TIME : 2016/2/18 20:12:01

Chapter Hill (Káptalan-domb), the oldest part of the city, is criss-crossed with quiet cobbled streets and tight alleyways and dominated by the Basilica, with foundations dating back to the 11th century. Over the ensuing centuries the religious centre of Győr gained an amalgam of styles: Romanesque apses, a neoclassical facade, and a Gothic chapel riding piggyback on the south side. The baroque, dark interior, with red-marble accents – including stunning frescoes by Franz Anton Maulbertsch, the main altar, the bishop’s throne and the pews hewn from Dalmatian oak – dates from the 17th and 18th centuries.

The real highlight here is the Herm of László, an incredible and priceless goldwork dating from the early 15th century. Housed in the Gothic Héderváry Chapel, the herm is a bust reliquary of one of Hungary’s earliest king-saints (r 1077–95).

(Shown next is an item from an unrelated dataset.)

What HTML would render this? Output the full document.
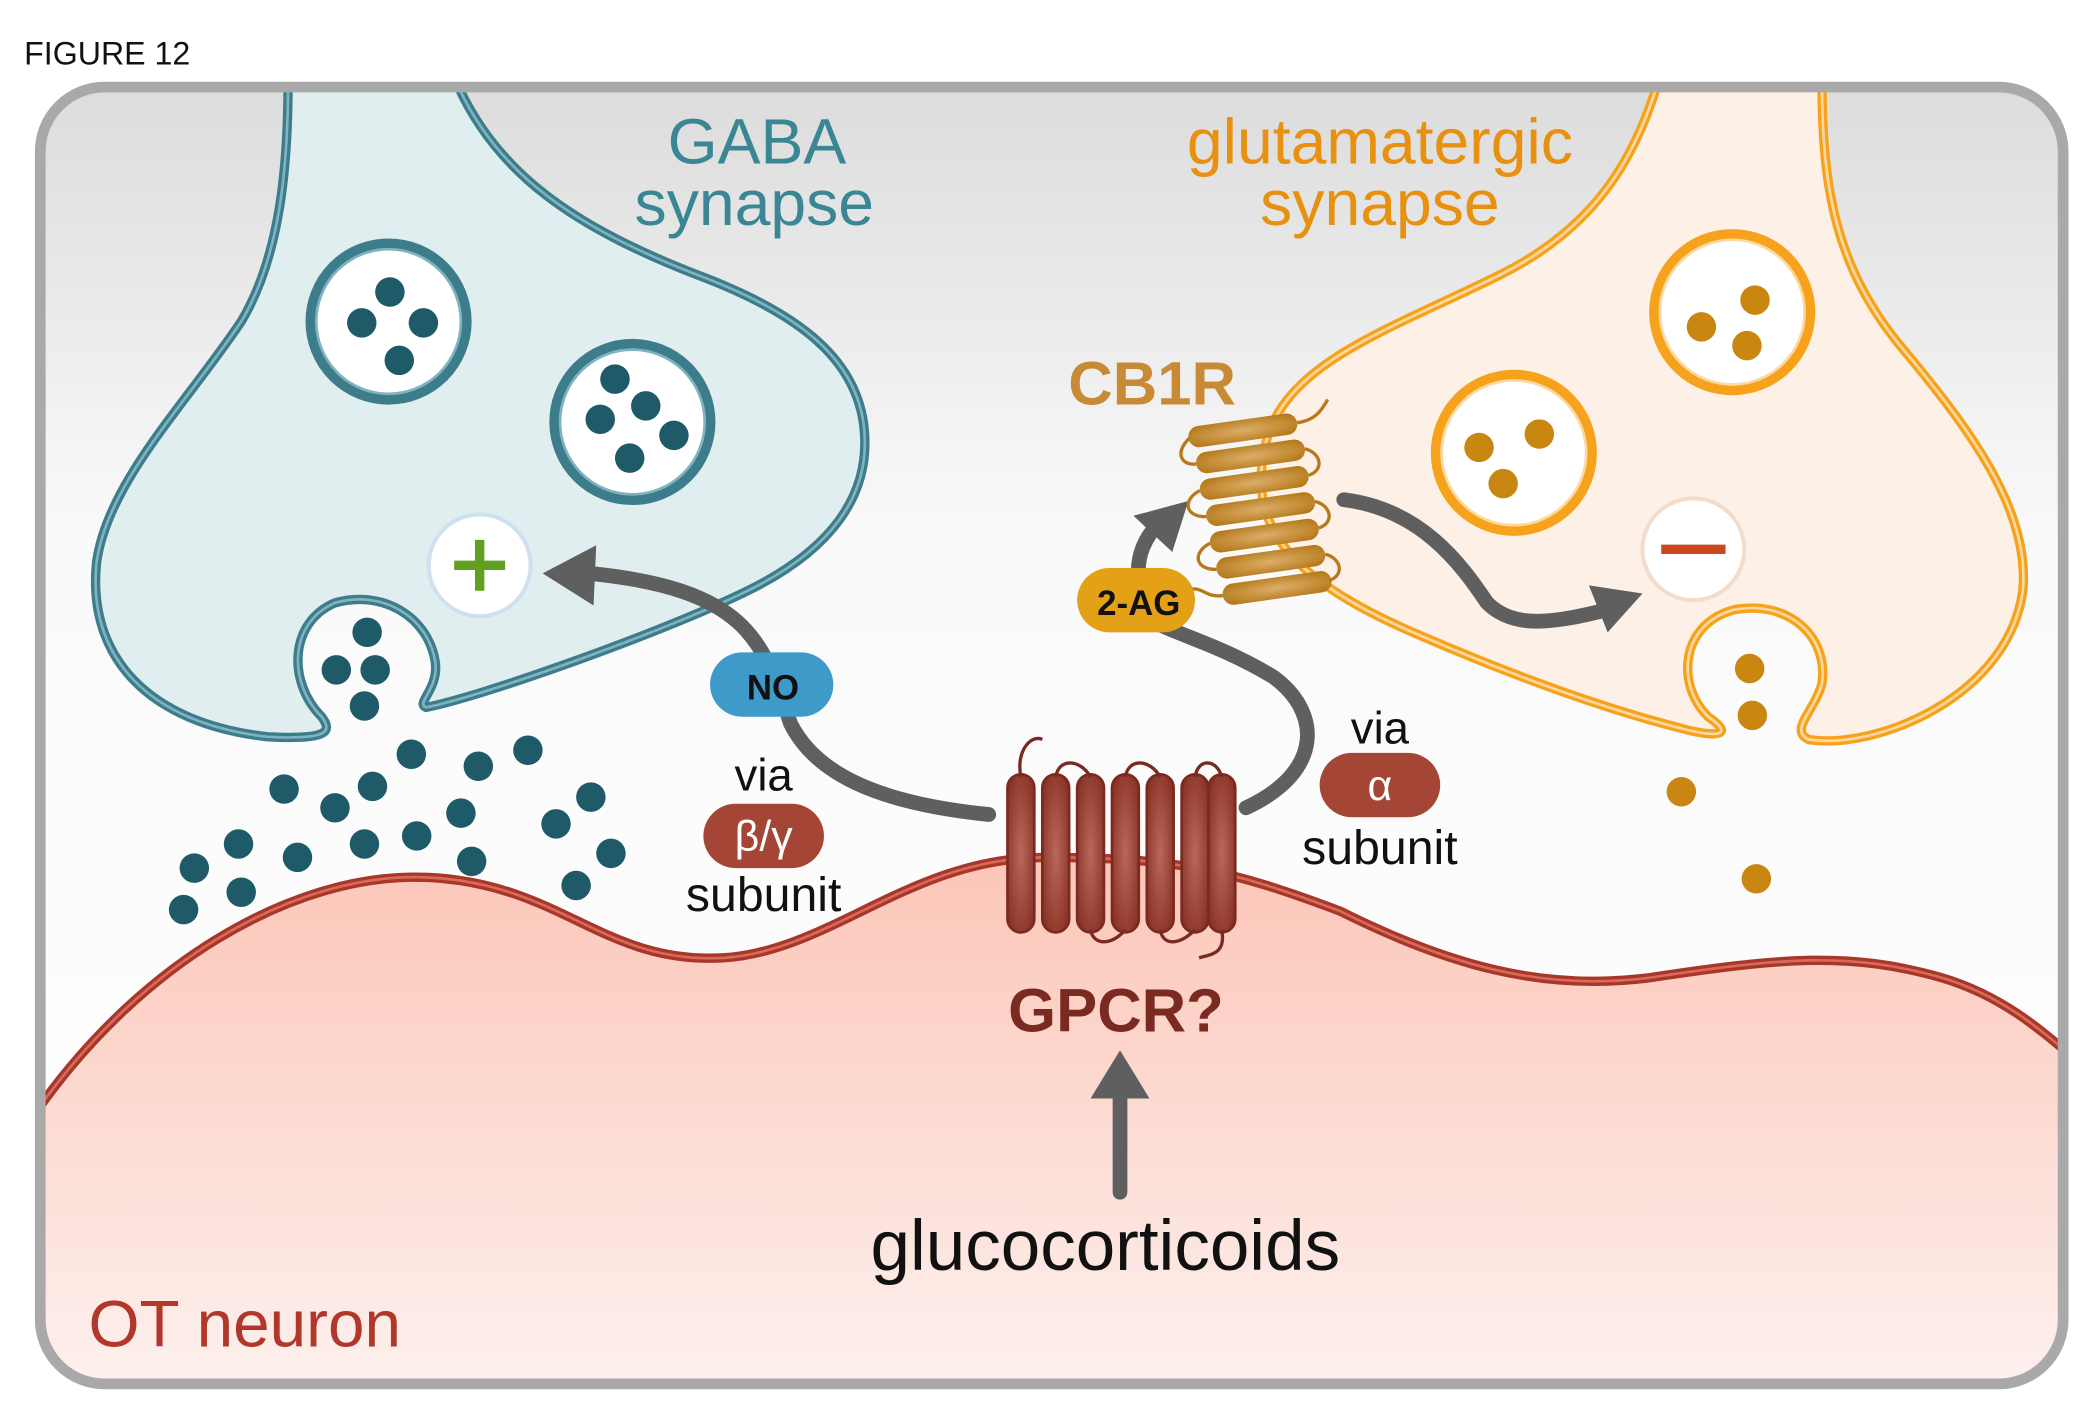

On 27 June it is taken from its resting place and paraded around the city.

If you’re looking for miracles, move to the north aisle and the Weeping Icon of Mary, an altarpiece brought from Galway by the Irish Bishop of Clonfert in 1649, who had been sent packing by Oliver Cromwell. Some 40 years later – on St Patrick’s Day no less – it began to cry tears of blood and is still a pilgrimage site today.

The Basilica also features the tomb of Bishop Vilmos Apor, shot by the Soviet ‘liberators’ in 1945 for trying to protect local women and girls from rape, and beatified by the Pope in 1997.